The King to the Prince
‘March 17, 1750.
‘You will remark that at the end of Archy’s paper, it is mentioned as if a certain person should have made use of my name in S – d, and have even produced a letter supposed to be mine to prove that he was acting by commission from me: what there may be in the bottom of all this I know not, but I think it necessary you should know that since your return from S – d I never either employed or authorized the person, or anybody else, to carry any commissions on politick affairs to any of the three kingdoms.’
Now this certain person, accused by ‘Archy’ (Archibald Cameron) of forging a letter from James, with a commission to take part of the hidden hoard, is Young Glengarry. In his letter of October 12, 1751, Æneas Macdonald mentions a report ‘too audacious to be believed; that Glengarry had counterfeited his Majesty’s signature to gett the money that he gott in Scotland.’ Glengarry ‘was very capable of having it happen to him,’ but he accused Archibald Cameron, and the charge still clings to his name. Even now Cameron is not wholly cleared. On November 21, 1753, his uncle, Ludovic Cameron of Torcastle, wrote to the Prince from Paris:
‘My nephew, Dr. Cameron, had the misfortune to take away a round sum of your highness’s money, and I was told lately that it was thought I should have shared with him in that base and mean undertaking. I declare, on my honour and conscience, that I knew nothing of the taking of the money, until he told it himself in Rome, where I happened to be at the time, and that I never touched one farthing of it, or ever will.’ [131 - Browne, iv. 117.]
Cluny, as well as Cameron, was this gentleman’s nephew. The character of Archibald Cameron is so deservedly high, the praises given to him by Horace Walpole are so disinterested, that any imputation on him lacks credibility. One is inclined to believe that there is a misunderstanding, and that what money Cameron took was for the Prince’s service. Yet we find no proof of this, and Torcastle’s letter is difficult to explain on the hypothesis of Cameron’s innocence. Glengarry tried to secure himself by a mysterious interview with the King. On May 23, at Rome, he wrote to Edgar. ‘As His Majesty comes into town next week, and that I can’t, in your absence, have an audience with such safety, not choising to confide myself on that particular to any but you; I beg you’l be so good as contrive, if His Majesty judges it proper, that I have the honour of meeting him, in the duskish, for a few moments.’
No doubt Glengarry was brought to the secret cellar, whence a dark stair led to James’s furtive audience chamber.
We must repeat the question, Was Young Glengarry, while with James in Rome, actually sold to the English Government at this time? We have seen that he was in London in the summer of 1749. On August 2 of that year, the Duke of Cumberland wrote to the Duke of Bedford, who, of all men in England, is said by Jacobite tradition to have most frequently climbed James’s cellar stair! Cumberland speaks of ‘the goodness of the intelligence’ now offered to the Government. ‘On my part, I bear it witness, for I never knew it fail me in the least trifle, and have had very material and early notices from it. How far the price may agree with our present saving schemes I don’t know, but good intelligence ought not to be lightly thrown away.’ [132 - Correspondence of the Duke of Bedford, ii. 39.]

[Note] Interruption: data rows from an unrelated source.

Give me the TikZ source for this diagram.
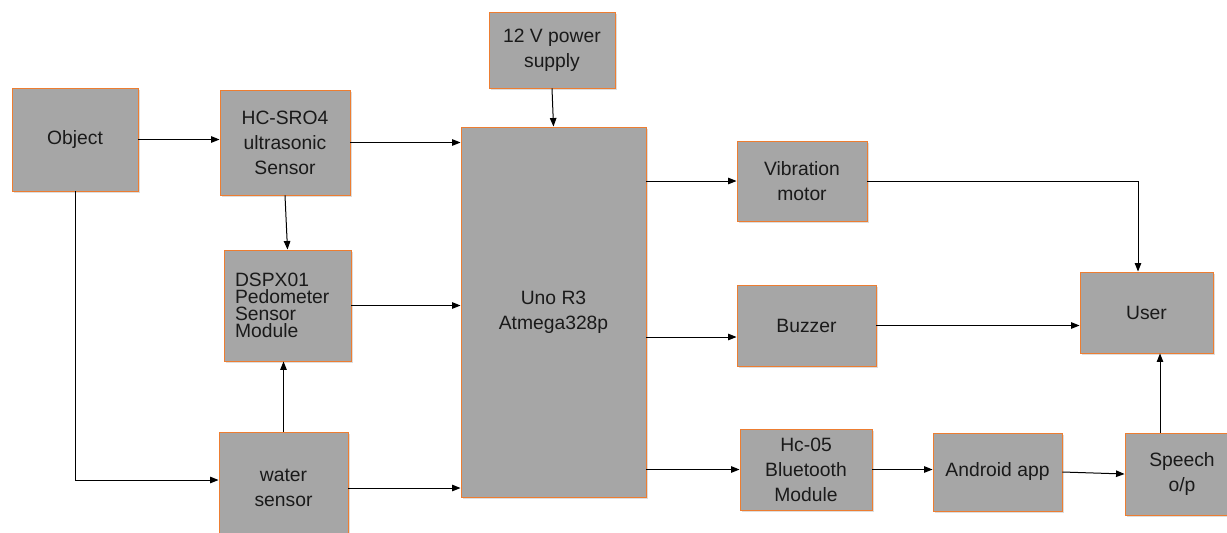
\documentclass[tikz,border=0pt]{standalone}
\usepackage{fontspec}
\setmainfont{Liberation Sans}
\usetikzlibrary{arrows.meta,shadows,positioning}
\definecolor{blkfill}{HTML}{A6A6A6}
\definecolor{blkedge}{HTML}{ED7D31}
\definecolor{blktext}{HTML}{1A1A1A}
\tikzset{
  blk/.style={
    draw=blkedge,
    fill=blkfill,
    line width=0.9pt,
    inner sep=0pt,
    text=blktext,
    font=\fontsize{19.3}{25}\selectfont,
    align=center,
    drop shadow={shadow xshift=1.5pt, shadow yshift=-1.5pt, fill=black!22, opacity=0.6}
  },
  arr/.style={-{Triangle[length=8.5pt,width=6.5pt]}, line width=1pt, draw=black},
}
\newcommand{\Blk}[6]{%
  \node[blk, minimum width=#4pt, minimum height=#5pt] (#1) at (#2,#3) {#6};
}

\begin{document}
\begin{tikzpicture}[x=1pt,y=-1pt]
  \useasboundingbox (0,0) rectangle (1227,533);
  \clip (0,0) rectangle (1227,533);
  % blocks
  \Blk{obj}{75}{139.5}{126}{103}{Object}
  \Blk{hcs}{285}{142.5}{130}{105}{HC-SRO4\\ultrasonic\\Sensor}
  \node[blk, minimum width=127pt, minimum height=111pt, text width=105pt, align=left,
        font=\fontsize{19.3}{17}\selectfont] (ped) at (287.5,305.5)
        {DSPX01\\Pedometer\\Sensor\\Module};
  \Blk{wat}{283.5}{488}{129}{112}{water\\sensor}
  \Blk{pwr}{552}{50}{126}{76}{12 V power\\supply}
  \Blk{uno}{553.5}{312}{185}{370}{Uno R3\\Atmega328p}
  \Blk{vib}{802}{181}{130}{80}{Vibration\\motor}
  \Blk{buz}{806.5}{325.5}{139}{81}{Buzzer}
  \Blk{usr}{1146.5}{312.5}{133}{81}{User}
  \Blk{bt}{806}{469.5}{132}{81}{Hc-05\\Bluetooth\\Module}
  \Blk{app}{997.5}{472}{129}{78}{Android app}
  \Blk{spk}{1182}{474}{114}{82}{Speech\\o/p}
  % connectors
  \coordinate (bz) at ([yshift=-11.5pt]buz.west);
  \coordinate (wt) at ([yshift=8pt]wat.west);
  \coordinate (vu) at ([xshift=-8.5pt]usr.north);
  \coordinate (su) at ([xshift=-22pt]spk.north);
  \draw[arr] (obj.east) -- (obj.east -| hcs.west);
  \draw[arr] (obj.south) |- (wt);
  \draw[arr] (hcs.east) -- (hcs.east -| uno.west);
  \draw[arr] (hcs.south) -- (ped.north);
  \draw[arr] (wat.north) -- (wat.north |- ped.south);
  \draw[arr] (ped.east) -- (ped.east -| uno.west);
  \draw[arr] (wat.east) -- (wat.east -| uno.west);
  \draw[arr] (pwr.south) -- (uno.north);
  \draw[arr] (vib.west -| uno.east) -- (vib.west);
  \draw[arr] (bz -| uno.east) -- (bz);
  \draw[arr] (bt.west -| uno.east) -- (bt.west);
  \draw[arr] (bt.east) -- (bt.east -| app.west);
  \draw[arr] (app.east) -- (spk.west);
  \draw[arr] (su) -- (su |- usr.south);
  \draw[arr] (vib.east) -| (vu);
  \draw[arr] (buz.east) -- (buz.east -| usr.west);
\end{tikzpicture}
\end{document}
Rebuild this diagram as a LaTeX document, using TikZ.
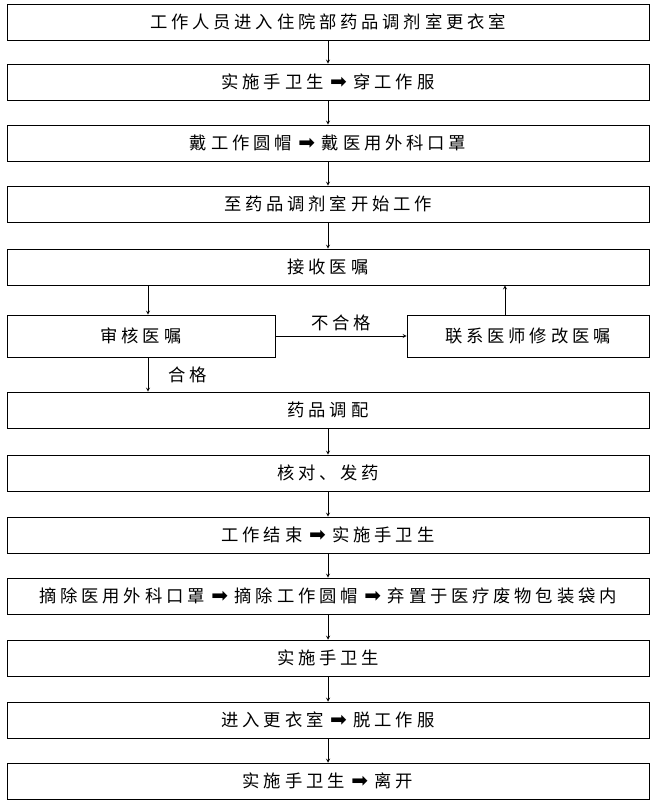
\documentclass[tikz,border=0pt]{standalone}
\usepackage{fontspec}
\setmainfont{Noto Sans CJK SC}[LetterSpace=22]
\newfontfamily\sym{DejaVu Sans}
\newcommand{\thick}{\hspace{5pt}{\sym\fontsize{15}{15}\selectfont ➡}\hspace{5pt}}
\begin{document}
\begin{tikzpicture}[x=0.75pt, y=-0.75pt, font=\fontsize{13}{15}\selectfont,
    stepbox/.style={draw, rectangle, minimum width=642pt*0.75, minimum height=36pt*0.75, inner sep=0pt},
    halfbox/.style={draw, rectangle, minimum height=42pt*0.75, inner sep=0pt},
    >=stealth]
        \useasboundingbox (0,0) rectangle (651,806);

        % Caselle principali
        \node[stepbox] at (328, 22) (enter) {工作人员进入住院部药品调剂室更衣室};
        \node[stepbox] at (328, 82) (wash) {实施手卫生\thick 穿工作服};
        \node[stepbox] at (328, 143) (cap) {戴工作圆帽\thick 戴医用外科口罩};
        \node[stepbox] at (328, 204) (start) {至药品调剂室开始工作};
        \node[stepbox] at (328, 267) (receive) {接收医嘱};

        % Caselle di verifica
        \node[halfbox, minimum width=268pt*0.75] at (141, 336) (check) {审核医嘱\hspace{60pt}};
        \node[halfbox, minimum width=242pt*0.75] at (528, 336) (contact) {联系医师修改医嘱};

        \node[stepbox] at (328, 410) (dispense) {药品调配};
        \node[stepbox] at (328, 473) (verify) {核对、发药};
        \node[stepbox] at (328, 535) (finish) {工作结束\thick 实施手卫生};
        \node[stepbox] at (328, 596) (remove) {摘除医用外科口罩\thick 摘除工作圆帽\thick 弃置于医疗废物包装袋内};
        \node[stepbox] at (328, 658) (wash2) {实施手卫生};
        \node[stepbox] at (328, 720) (change) {进入更衣室\thick 脱工作服};
        \node[stepbox] at (328, 781) (leave) {实施手卫生\thick 离开};

        % Frecce
        \draw[->] (enter) -- (wash);
        \draw[->] (wash) -- (cap);
        \draw[->] (cap) -- (start);
        \draw[->] (start) -- (receive);
        \draw[->] (receive.south -| check.north) ++(7,0) -- ([xshift=7pt*0.75]check.north);
        \draw[->] (check.east) -- (contact.west) node[midway, above] {不合格};
        \draw[->] ([xshift=-23pt*0.75]contact.north) -- ([xshift=-23pt*0.75]contact.north |- receive.south);
        \draw[->] ([xshift=7pt*0.75]check.south) -- ([xshift=7pt*0.75]check.south |- dispense.north)
            node[midway, right=12pt] {合格};
        \draw[->] (dispense) -- (verify);
        \draw[->] (verify) -- (finish);
        \draw[->] (finish) -- (remove);
        \draw[->] (remove) -- (wash2);
        \draw[->] (wash2) -- (change);
        \draw[->] (change) -- (leave);
    \end{tikzpicture}
\end{document}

Was Glengarry (starving in August 1749) the source of the intelligence which, in that month, Cumberland had already found useful? The first breath of suspicion against Glengarry, not as a forger or thief (these minor charges were in the air), but as a traitor, is met in an anonymous letter forwarded by John Holker to young Waters. [133 - Paris, February 14, 1752. Stuart Papers.] A copy had also been sent to Edgar at Rome. Already, on November 30, 1751, some one, sealing with a stag’s head gorged, and a stag under a tree in the shield, had written to Waters, denouncing Glengarry’s suspected friend, Leslie the priest, as ‘to my private knowledge an arrant rogue.’ Leslie has been in London, and is now off to Lorraine. ‘He is going to discover if he can have any news of the Prince in a country which, it is strongly suspected, His Royal Highness has crossed or bordered on more than once.’ In the later anonymous letter we are told of ‘a regular correspondence between John Murray [of Broughton, the traitor] and Samuel Cameron’ – a spy of whom we shall hear again. ‘What surprises people still more is that Mr. Macdonald of Glengarrie, who says that he is charged with the affaires of his Majesty, is known to be in great intimacy with Murray, and to put Confidence in one Leslie, a priest, well known for a very infamous character, and who, I’m authorised to say, imposed upon one of the first personages in England by forging the Prince’s name.’
The anonymous accusers were Blair and Holker, men known to Edgar and Waters, but not listened to by Charles. Glengarry, according to his anonymous accuser of February 1752, was in London nominally ‘on the King’s affaires.’ On July (or, as he spells it, ‘Jully’) 15, 1751, Young Glengarry wrote from London to James and to Edgar. He says, to James, that the English want a Restoration, but have ‘lost all martial spirit.’ To Edgar he gave warning that, if measures were not promptly taken, the Loch Arkaig hoard would be embezzled to the last six-pence. ‘I must drop the politicall,’ he says; he will no longer negotiate for James, but ‘my sword will be always drawn amongst the first.’